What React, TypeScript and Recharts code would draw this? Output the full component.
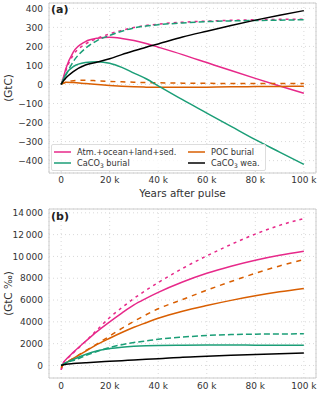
import React from 'react'
import {
  LineChart, Line, XAxis, YAxis, CartesianGrid, ReferenceArea,
} from 'recharts'

// Years after the carbon pulse
const YEARS = [0, 1000, 2000, 5000, 10000, 15000, 20000, 25000, 30000, 35000, 40000, 50000, 60000, 70000, 80000, 90000, 100000]

// Panel (a): cumulative fluxes (GtC)
const A_TOTAL = [0, 40, 85, 170, 225, 243, 248, 242, 231, 215, 196, 157, 115, 73, 32, -8, -46]
const A_TOTAL_D = [0, 35, 75, 155, 212, 243, 266, 285, 299, 310, 317, 327, 333, 337, 340, 342, 343]
const A_CACO3 = [0, 30, 55, 94, 115, 120, 112, 90, 60, 30, -7, -80, -150, -220, -290, -355, -420]
const A_CACO3_D = [0, 25, 50, 120, 190, 232, 258, 280, 297, 307, 314, 323, 330, 334, 336, 338, 340]
const A_POC = [0, 8, 12, 10, 5, 0, -5, -9, -12, -14, -15, -15, -14, -12, -11, -10, -9]
const A_POC_D = [0, 7, 12, 20, 22, 19, 16, 14, 12, 10, 9, 7, 6, 5, 5, 5, 5]
const A_WEA = [0, 20, 35, 68, 102, 118, 135, 157, 177, 196, 213, 249, 280, 310, 338, 364, 388]

// Panel (b): isotopic fluxes (GtC ‰)
const B_TOTAL = [-400, 280, 550, 1200, 2200, 3150, 4000, 4800, 5550, 6150, 6700, 7650, 8450, 9100, 9650, 10100, 10470]
const B_TOTAL_D = [-400, 250, 500, 1150, 2200, 3300, 4400, 5300, 6150, 6900, 7600, 8900, 10050, 11100, 12050, 12850, 13480]
const B_POC = [-200, 120, 250, 650, 1300, 1950, 2500, 3020, 3500, 3920, 4330, 4980, 5500, 5970, 6390, 6750, 7060]
const B_POC_D = [-200, 120, 250, 650, 1350, 2000, 2700, 3400, 4050, 4650, 5200, 6050, 6900, 7700, 8450, 9130, 9720]
const B_CACO3 = [0, 130, 250, 550, 1000, 1350, 1550, 1680, 1760, 1810, 1840, 1860, 1870, 1870, 1865, 1860, 1850]
const B_CACO3_D = [0, 130, 250, 450, 900, 1300, 1650, 1900, 2100, 2250, 2400, 2600, 2750, 2830, 2870, 2890, 2900]
const B_WEA = [0, 60, 110, 180, 250, 320, 380, 440, 500, 560, 620, 760, 850, 930, 1010, 1080, 1150]

const A_TICKS = [-400, -300, -200, -100, 0, 100, 200, 300, 400]
const B_TICKS = [0, 2000, 4000, 6000, 8000, 10000, 12000, 14000]
const X_TICKS = [0, 20000, 40000, 60000, 80000, 100000]

const PINK = '#e7298a'
const GREEN = '#1b9e77'
const ORANGE = '#d95f02'
const BLACK = '#000000'
const TEXT = '#333333'
const FONT = 'DejaVu Sans, sans-serif'

const dataA = YEARS.map((x, i) => ({
  x, total: A_TOTAL[i], totalD: A_TOTAL_D[i], caco3: A_CACO3[i], caco3D: A_CACO3_D[i],
  poc: A_POC[i], pocD: A_POC_D[i], wea: A_WEA[i],
}))
const dataB = YEARS.map((x, i) => ({
  x, total: B_TOTAL[i], totalD: B_TOTAL_D[i], caco3: B_CACO3[i], caco3D: B_CACO3_D[i],
  poc: B_POC[i], pocD: B_POC_D[i], wea: B_WEA[i],
}))

const fmtX = (v: number) => (v === 0 ? '0' : `${v / 1000} k`)
const fmtA = (v: number) => String(v).replace('-', '\u2212')
const fmtB = (v: number) => (v >= 10000 ? `${Math.floor(v / 1000)}\u2009${String(v % 1000).padStart(3, '0')}` : String(v))

const tick = { fill: TEXT, fontSize: 9, fontFamily: FONT }
const X_DOM: [number, number] = [-5000, 105000]
const A_DOM: [number, number] = [-465, 428]
const B_DOM: [number, number] = [-1150, 14350]

const CaCO3 = () => (
  <span>CaCO<span style={{ fontSize: 6, position: 'relative', top: 2 }}>3</span></span>
)

function LegendBox() {
  const item = (color: string, label: React.ReactNode) => (
    <div style={{ display: 'flex', alignItems: 'center', height: 11.5, whiteSpace: 'nowrap' }}>
      <svg width={17} height={4} style={{ marginRight: 6 }}>
        <line x1={0} y1={2} x2={17} y2={2} stroke={color} strokeWidth={1.5} />
      </svg>
      <span>{label}</span>
    </div>
  )
  return (
    <div style={{
      position: 'absolute', left: 51, top: 144, width: 215, height: 27, boxSizing: 'border-box',
      display: 'flex', background: 'rgba(255,255,255,0.8)', border: '1px solid #dddddd', borderRadius: 2,
      padding: '1px 0 0 2px', fontSize: 8.2, fontFamily: FONT, color: TEXT,
    }}>
      <div style={{ width: 134 }}>
        {item(PINK, 'Atm.+ocean+land+sed.')}
        {item(GREEN, <><CaCO3 /> burial</>)}
      </div>
      <div>
        {item(ORANGE, 'POC burial')}
        {item(BLACK, <><CaCO3 /> wea.</>)}
      </div>
    </div>
  )
}

function series() {
  return [
    <Line key="t" dataKey="total" stroke={PINK} strokeWidth={1.5} dot={false} type="monotone" isAnimationActive={false} />,
    <Line key="td" dataKey="totalD" stroke={PINK} strokeWidth={1.5} strokeDasharray="3 4" dot={false} type="monotone" isAnimationActive={false} />,
    <Line key="p" dataKey="poc" stroke={ORANGE} strokeWidth={1.5} dot={false} type="monotone" isAnimationActive={false} />,
    <Line key="pd" dataKey="pocD" stroke={ORANGE} strokeWidth={1.5} strokeDasharray="5 5" dot={false} type="monotone" isAnimationActive={false} />,
    <Line key="c" dataKey="caco3" stroke={GREEN} strokeWidth={1.5} dot={false} type="monotone" isAnimationActive={false} />,
    <Line key="cd" dataKey="caco3D" stroke={GREEN} strokeWidth={1.5} strokeDasharray="6 3" dot={false} type="monotone" isAnimationActive={false} />,
    <Line key="w" dataKey="wea" stroke={BLACK} strokeWidth={1.5} dot={false} type="monotone" isAnimationActive={false} />,
  ]
}

function PanelLabel({ text, top }: { text: string; top: number }) {
  return (
    <div style={{ position: 'absolute', left: 51, top, fontFamily: FONT, fontWeight: 'bold', fontSize: 11, color: '#222' }}>
      {text}
    </div>
  )
}

export default function App() {
  return (
    <div style={{ position: 'absolute', left: 0, top: 0, width: 320, height: 394, background: '#fff' }}>
      <div style={{ position: 'absolute', left: 0, top: 0 }}>
        <LineChart width={320} height={200} data={dataA} margin={{ top: 3, right: 4, bottom: 0, left: 0 }}>
          <CartesianGrid stroke="#d9d9d9" strokeDasharray="1 3" />
          <XAxis dataKey="x" type="number" domain={X_DOM} ticks={X_TICKS} tickFormatter={fmtX} tick={tick}
            axisLine={false} tickLine={false} tickSize={3} tickMargin={1} height={27} interval={0}
            label={{ value: 'Years after pulse', position: 'insideBottom', offset: 3, fill: TEXT, fontSize: 10.4, fontFamily: FONT }} />
          <YAxis type="number" domain={A_DOM} ticks={A_TICKS} tickFormatter={fmtA} tick={tick} width={49}
            axisLine={false} tickLine={false} tickSize={4} tickMargin={2} interval={0} allowDataOverflow
            label={{ value: '(GtC)', angle: -90, position: 'insideLeft', offset: 8, fill: TEXT, fontSize: 10.4, fontFamily: FONT, style: { textAnchor: 'middle' } }} />
          <ReferenceArea x1={X_DOM[0]} x2={X_DOM[1]} y1={A_DOM[0]} y2={A_DOM[1]} fill="none" stroke="#cccccc" strokeWidth={1} />
          {series()}
        </LineChart>
      </div>
      <LegendBox />
      <PanelLabel text="(a)" top={3} />
      <div style={{ position: 'absolute', left: 0, top: 200 }}>
        <LineChart width={320} height={194} data={dataB} margin={{ top: 9, right: 4, bottom: 0, left: 0 }}>
          <CartesianGrid stroke="#d9d9d9" strokeDasharray="1 3" />
          <XAxis dataKey="x" type="number" domain={X_DOM} ticks={X_TICKS} tickFormatter={fmtX} tick={tick}
            axisLine={false} tickLine={false} tickSize={4} tickMargin={1} height={16} interval={0} />
          <YAxis type="number" domain={B_DOM} ticks={B_TICKS} tickFormatter={fmtB} tick={tick} width={49}
            axisLine={false} tickLine={false} tickSize={4} tickMargin={2} interval={0} allowDataOverflow
            label={{ value: '(GtC \u2030)', angle: -90, position: 'insideLeft', offset: 8, fill: TEXT, fontSize: 10.4, fontFamily: FONT, style: { textAnchor: 'middle' } }} />
          <ReferenceArea x1={X_DOM[0]} x2={X_DOM[1]} y1={B_DOM[0]} y2={B_DOM[1]} fill="none" stroke="#cccccc" strokeWidth={1} />
          {series()}
        </LineChart>
      </div>
      <PanelLabel text="(b)" top={210} />
    </div>
  )
}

--- What is being asked ---
Please restate the material above line by line, exactly, beginning at its first line and ending with the line that contains "80000, 90000, 100000]", without any pictures.

--- Problem solution ---
What React, TypeScript and Recharts code would draw this? Output the full component.
import React from 'react'
import {
  LineChart, Line, XAxis, YAxis, CartesianGrid, ReferenceArea,
} from 'recharts'

// Years after the carbon pulse
const YEARS = [0, 1000, 2000, 5000, 10000, 15000, 20000, 25000, 30000, 35000, 40000, 50000, 60000, 70000, 80000, 90000, 100000]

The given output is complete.